■ Exercise:
The line containing "const barTicks = [0, 25, 50, 75, 100];" marks the end: extract everything from the first line of the data through that line, exactly, with no pictures.

■ Stored data:
──────────────────────────────

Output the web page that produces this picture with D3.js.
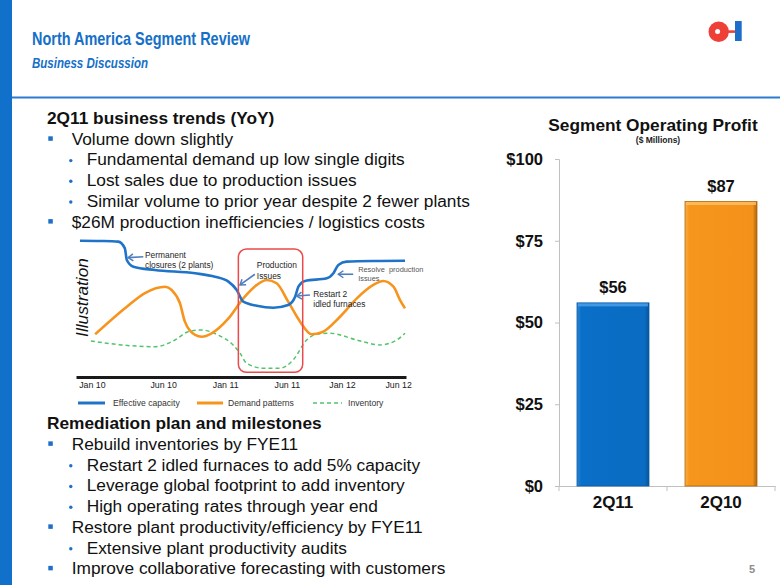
<!DOCTYPE html>
<html><head><meta charset="utf-8">
<script src="https://cdn.jsdelivr.net/npm/d3@7"></script>
<style>
html,body{margin:0;padding:0;background:#fff;}
svg{display:block;font-family:"Liberation Sans",Arial,sans-serif;}
</style></head><body>
<svg id="c" width="780" height="585"></svg>
<script>
// ---------- DATA ----------
const pageTitle = "North America Segment Review";
const pageSubtitle = "Business Discussion";
const pageNumber = "5";

const trendsHeading = "2Q11 business trends (YoY)";
const trendItems = [
  [1, "Volume down slightly"],
  [2, "Fundamental demand up low single digits"],
  [2, "Lost sales due to production issues"],
  [2, "Similar volume to prior year despite 2 fewer plants"],
  [1, "$26M production inefficiencies / logistics costs"]
];
const planHeading = "Remediation plan and milestones";
const planItems = [
  [1, "Rebuild inventories by FYE11"],
  [2, "Restart 2 idled furnaces to add 5% capacity"],
  [2, "Leverage global footprint to add inventory"],
  [2, "High operating rates through year end"],
  [1, "Restore plant productivity/efficiency by FYE11"],
  [2, "Extensive plant productivity audits"],
  [1, "Improve collaborative forecasting with customers"]
];

// Bar chart
const barTitle = "Segment Operating Profit";
const barSubtitle = "($ Millions)";
const barCategories = ["2Q11", "2Q10"];
const barValues = [56, 87];
const barTicks = [0, 25, 50, 75, 100];

// Illustration (index units 0-100 on both axes)
const illoTickLabels = ["Jan 10", "Jun 10", "Jan 11", "Jun 11", "Jan 12", "Jun 12"];
const illoTickPos = [4.8, 26.4, 45.2, 63.9, 80.6, 97.6];
const capacity = [[1.2,99.5],[7.3,99.3],[12.8,98.8],[14.8,93.9],[15.4,85.4],[17.4,80.5],[23.9,78.1],[36.1,75.7],[42.1,73.2],[46.2,69.6],[48.7,63.5],[50.7,55.0],[54.8,52.0],[59.8,50.6],[64.3,52.6],[66.4,58.6],[67.4,65.9],[69.4,70.1],[76.0,72.0],[78.0,75.7],[79.5,81.8],[82.0,84.2],[92.1,84.7],[99.7,84.9]];
const demand = [[5.8,31.2],[15.4,51.3],[20.9,61.3],[27.0,65.9],[29.0,63.5],[31.5,53.8],[33.0,40.4],[36.1,30.7],[38.1,29.4],[41.1,31.9],[46.2,42.8],[50.7,57.4],[54.8,67.2],[57.8,70.8],[60.8,68.4],[64.3,55.0],[67.9,40.4],[71.4,31.2],[74.5,32.6],[80.0,44.0],[85.1,57.4],[90.1,67.2],[93.1,70.1],[96.2,65.9],[98.2,56.2],[99.7,50.1]];
const inventory = [[4.5,26.3],[13.8,23.4],[23.9,22.1],[30.0,27.0],[34.0,33.1],[38.1,34.3],[43.0,30.7],[47.6,23.4],[49.7,17.4],[51.7,10.0],[56.8,6.4],[61.8,6.4],[65.8,12.4],[69.9,27.0],[72.9,31.2],[77.0,31.9],[85.1,27.0],[92.1,23.4],[97.2,27.0],[99.7,31.9]];
const highlightBox = {x0: 49.2, x1: 68.7, y0: 3.4, y1: 93.4};
const annotations = [
  {lines: ["Permanent", "closures (2 plants)"], tx: 20.9, ty: 87.0, ax0: 20.4, ay0: 87.8, ax1: 15.8, ay1: 87.1, small: false},
  {lines: ["Production", "Issues"], tx: 54.8, ty: 79.3, ax0: 54.2, ay0: 75.0, ax1: 49.7, ay1: 67.2, small: false},
  {lines: ["Restart 2", "idled furnaces"], tx: 71.9, ty: 58.6, ax0: 70.9, ay0: 59.9, ax1: 66.9, ay1: 59.1, small: false},
  {lines: ["Resolve  production", "Issues"], tx: 85.5, ty: 76.4, ax0: 84.0, ay0: 75.0, ax1: 79.5, ay1: 75.0, small: true}
];
const legendItems = ["Effective capacity", "Demand patterns", "Inventory"];

// ---------- DRAW ----------
const svg = d3.select("#c");
const BLUE = "#1570C8";

// left bar & header rule
svg.append("rect").attr("x", 0).attr("y", 0).attr("width", 12).attr("height", 585).attr("fill", "#1170C9");
svg.append("rect").attr("x", 12).attr("y", 96.5).attr("width", 768).attr("height", 2).attr("fill", "#2C7BD0");

svg.append("text").attr("x", 32).attr("y", 45)
  .attr("font-family", "'Liberation Sans Narrow','Arial Narrow','Liberation Sans',Arial,sans-serif")
  .attr("font-size", 18.5).attr("font-weight", "bold").attr("fill", BLUE)
  .attr("textLength", 218).attr("lengthAdjust", "spacingAndGlyphs").text(pageTitle);
svg.append("text").attr("x", 32).attr("y", 68.3)
  .attr("font-family", "'Liberation Sans Narrow','Arial Narrow','Liberation Sans',Arial,sans-serif")
  .attr("font-size", 14).attr("font-weight", "bold").attr("font-style", "italic").attr("fill", BLUE)
  .attr("textLength", 116).attr("lengthAdjust", "spacingAndGlyphs").text(pageSubtitle);

// logo
const logo = svg.append("g");
logo.append("rect").attr("x", 727).attr("y", 30.3).attr("width", 9).attr("height", 2.6).attr("fill", "#EE4036");
logo.append("circle").attr("cx", 718.7).attr("cy", 31.7).attr("r", 10.2).attr("fill", "#EE4036");
logo.append("circle").attr("cx", 717.6).attr("cy", 31.5).attr("r", 2.5).attr("fill", "#fff");
logo.append("rect").attr("x", 735).attr("y", 21).attr("width", 6.7).attr("height", 20).attr("fill", "#1B6FC8");

// page number
svg.append("text").attr("x", 752).attr("y", 573).attr("text-anchor", "middle")
  .attr("font-size", 11).attr("font-weight", "bold").attr("fill", "#8C8C8C").text(pageNumber);

// bullet blocks
function block(heading, items, y0, step) {
  const g = svg.append("g");
  g.append("text").attr("x", 47).attr("y", y0).attr("font-size", 17.3).attr("font-weight", "bold")
    .attr("fill", "#111").text(heading);
  items.forEach((it, i) => {
    const y = y0 + (i + 1) * step;
    if (it[0] === 1) {
      g.append("rect").attr("x", 48.3).attr("y", y - 8.4).attr("width", 4.5).attr("height", 4.5).attr("fill", "#1F6FC8");
      g.append("text").attr("x", 71.7).attr("y", y).attr("font-size", 17.3).attr("fill", "#111").text(it[1]);
    } else {
      g.append("circle").attr("cx", 70.8).attr("cy", y - 4.8).attr("r", 1.7).attr("fill", "#1F6FC8");
      g.append("text").attr("x", 86.7).attr("y", y).attr("font-size", 17.3).attr("fill", "#111").text(it[1]);
    }
  });
}
block(trendsHeading, trendItems, 124, 20.7);
block(planHeading, planItems, 429, 20.75);

// ---------- Illustration ----------
const ix = d3.scaleLinear().domain([0, 100]).range([76, 406]);
const iy = d3.scaleLinear().domain([0, 100]).range([377, 240]);
const ig = svg.append("g");
const lineGen = d3.line().x(d => ix(d[0])).y(d => iy(d[1])).curve(d3.curveMonotoneX);

ig.append("path").datum(inventory).attr("d", lineGen).attr("fill", "none")
  .attr("stroke", "#52C46A").attr("stroke-width", 1.5).attr("stroke-dasharray", "4,3");
ig.append("path").datum(demand).attr("d", lineGen).attr("fill", "none")
  .attr("stroke", "#F7941E").attr("stroke-width", 2.6);
ig.append("path").datum(capacity).attr("d", lineGen).attr("fill", "none")
  .attr("stroke", "#1F74C9").attr("stroke-width", 2.6);

// red highlight box
ig.append("rect").attr("x", ix(highlightBox.x0)).attr("y", iy(highlightBox.y1))
  .attr("width", ix(highlightBox.x1) - ix(highlightBox.x0)).attr("height", iy(highlightBox.y0) - iy(highlightBox.y1))
  .attr("rx", 8).attr("fill", "none").attr("stroke", "#EC4A4A").attr("stroke-width", 1.5);

// axis
const ixAxis = d3.axisBottom(ix).tickValues(illoTickPos).tickSize(0).tickPadding(5)
  .tickFormat((d, i) => illoTickLabels[i]);
const axG = ig.append("g").attr("transform", `translate(0,${iy(0)})`).call(ixAxis);
axG.select(".domain").attr("stroke", "#1a1a1a").attr("stroke-width", 3);
axG.selectAll("text").attr("font-size", 8.8).attr("fill", "#222").attr("font-family", "'Liberation Sans',Arial,sans-serif");

// Illustration vertical label
ig.append("text").attr("transform", `translate(88,297.5) rotate(-90)`).attr("text-anchor", "middle")
  .attr("font-size", 17.3).attr("font-style", "italic").attr("fill", "#111").text("Illustration");

// arrows
const defs = svg.append("defs");
defs.append("marker").attr("id", "ah").attr("markerUnits", "userSpaceOnUse")
  .attr("viewBox", "-8 -6 10 12").attr("refX", 0).attr("refY", 0)
  .attr("markerWidth", 10).attr("markerHeight", 12).attr("orient", "auto")
  .append("path").attr("d", "M-5,-3.5L0,0L-5,3.5").attr("fill", "none")
  .attr("stroke", "#4F7FBF").attr("stroke-width", 1.5);

annotations.forEach(a => {
  ig.append("line").attr("x1", ix(a.ax0)).attr("y1", iy(a.ay0)).attr("x2", ix(a.ax1)).attr("y2", iy(a.ay1))
    .attr("stroke", "#4F7FBF").attr("stroke-width", 1.6).attr("marker-end", "url(#ah)");
  const fs = a.small ? 7.4 : 8.4;
  const t = ig.append("text").attr("x", ix(a.tx)).attr("y", iy(a.ty)).attr("font-size", fs)
    .attr("fill", a.small ? "#555" : "#262626").style("white-space", "pre");
  a.lines.forEach((l, i) => {
    t.append("tspan").attr("x", ix(a.tx)).attr("dy", i === 0 ? 0 : (a.small ? 8.8 : 10.5)).text(l);
  });
});

// legend
const legendX = [[78, 105, 113], [197, 223, 228], [313, 342, 348]];
const legendStyle = [
  {stroke: "#1F74C9", w: 3, dash: null},
  {stroke: "#F7941E", w: 3, dash: null},
  {stroke: "#52C46A", w: 1.5, dash: "4,3"}
];
legendItems.forEach((name, i) => {
  const [a, b, tx] = legendX[i];
  ig.append("line").attr("x1", a).attr("x2", b).attr("y1", 403).attr("y2", 403)
    .attr("stroke", legendStyle[i].stroke).attr("stroke-width", legendStyle[i].w)
    .attr("stroke-dasharray", legendStyle[i].dash);
  ig.append("text").attr("x", tx).attr("y", 406).attr("font-size", 8.6).attr("fill", "#333").text(name);
});

// ---------- Bar chart ----------
const bx = d3.scaleBand().domain(barCategories).range([559, 775]).paddingInner(1/3).paddingOuter(1/6);
const by = d3.scaleLinear().domain([0, 100]).range([486, 159]);
const bg = svg.append("g");

bg.append("text").attr("x", 653).attr("y", 130.7).attr("text-anchor", "middle")
  .attr("font-size", 17.3).attr("font-weight", "bold").attr("fill", "#111").text(barTitle);
bg.append("text").attr("x", 658).attr("y", 143.3).attr("text-anchor", "middle")
  .attr("font-size", 8.5).attr("font-weight", "bold").attr("fill", "#222").text(barSubtitle);

// y axis
const yAx = bg.append("g").attr("transform", "translate(559,0)")
  .call(d3.axisLeft(by).tickValues(barTicks).tickSize(4).tickPadding(12).tickFormat(d => "$" + d));
yAx.select(".domain").attr("stroke", "#C0C0C0");
yAx.selectAll(".tick line").attr("stroke", "#C0C0C0");
yAx.selectAll("text").attr("font-size", 16.5).attr("font-weight", "bold").attr("fill", "#111")
  .attr("font-family", "'Liberation Sans',Arial,sans-serif");

// x axis
const xAx = bg.append("g").attr("transform", "translate(0,486)")
  .call(d3.axisBottom(bx).tickSize(0).tickPadding(10));
xAx.select(".domain").attr("stroke", "#C0C0C0");
xAx.selectAll("text").attr("font-size", 17).attr("font-weight", "bold").attr("fill", "#111")
  .attr("font-family", "'Liberation Sans',Arial,sans-serif");
const bounds = [bx.range()[0], ...barCategories.slice(1).map(c => bx(c) - bx.step() * bx.paddingInner() / 2), bx.range()[1]];
bg.selectAll(".xt").data(bounds).join("line").attr("x1", d => d).attr("x2", d => d)
  .attr("y1", 486).attr("y2", 491).attr("stroke", "#C0C0C0");

// gradients
const grads = [
  {id: "gB", stops: ["#2B86D6", "#0A6FC8", "#0A6CC2", "#07549A"]},
  {id: "gO", stops: ["#FBAE45", "#F7961C", "#F3911A", "#A9640F"]}
];
grads.forEach(g => {
  const lg = defs.append("linearGradient").attr("id", g.id).attr("x1", 0).attr("x2", 1).attr("y1", 0).attr("y2", 0);
  [0, 0.06, 0.94, 1].forEach((o, i) => lg.append("stop").attr("offset", o).attr("stop-color", g.stops[i]));
});
const barFill = ["url(#gB)", "url(#gO)"];
const barTop = ["#4FA2EA", "#FFC266"];
const barEdge = ["#0B5AA3", "#B06A10"];

barCategories.forEach((c, i) => {
  const x = bx(c), w = bx.bandwidth(), y = by(barValues[i]), h = by(0) - by(barValues[i]);
  bg.append("rect").attr("x", x).attr("y", y).attr("width", w).attr("height", h)
    .attr("fill", barFill[i]).attr("stroke", barEdge[i]).attr("stroke-width", 0.8);
  bg.append("rect").attr("x", x + 1).attr("y", y + 0.5).attr("width", w - 2).attr("height", 3)
    .attr("fill", barTop[i]).attr("opacity", 0.8);
  bg.append("text").attr("x", x + w / 2).attr("y", y - 10).attr("text-anchor", "middle")
    .attr("font-size", 16.5).attr("font-weight", "bold").attr("fill", "#111").text("$" + barValues[i]);
});
</script>
</body></html>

──────────────────────────────

■ Task result:
Output the web page that produces this picture with D3.js.
<!DOCTYPE html>
<html><head><meta charset="utf-8">
<script src="https://cdn.jsdelivr.net/npm/d3@7"></script>
<style>
html,body{margin:0;padding:0;background:#fff;}
svg{display:block;font-family:"Liberation Sans",Arial,sans-serif;}
</style></head><body>
<svg id="c" width="780" height="585"></svg>
<script>
// ---------- DATA ----------
const pageTitle = "North America Segment Review";
const pageSubtitle = "Business Discussion";
const pageNumber = "5";

const trendsHeading = "2Q11 business trends (YoY)";
const trendItems = [
  [1, "Volume down slightly"],
  [2, "Fundamental demand up low single digits"],
  [2, "Lost sales due to production issues"],
  [2, "Similar volume to prior year despite 2 fewer plants"],
  [1, "$26M production inefficiencies / logistics costs"]
];
const planHeading = "Remediation plan and milestones";
const planItems = [
  [1, "Rebuild inventories by FYE11"],
  [2, "Restart 2 idled furnaces to add 5% capacity"],
  [2, "Leverage global footprint to add inventory"],
  [2, "High operating rates through year end"],
  [1, "Restore plant productivity/efficiency by FYE11"],
  [2, "Extensive plant productivity audits"],
  [1, "Improve collaborative forecasting with customers"]
];

// Bar chart
const barTitle = "Segment Operating Profit";
const barSubtitle = "($ Millions)";
const barCategories = ["2Q11", "2Q10"];
const barValues = [56, 87];
const barTicks = [0, 25, 50, 75, 100];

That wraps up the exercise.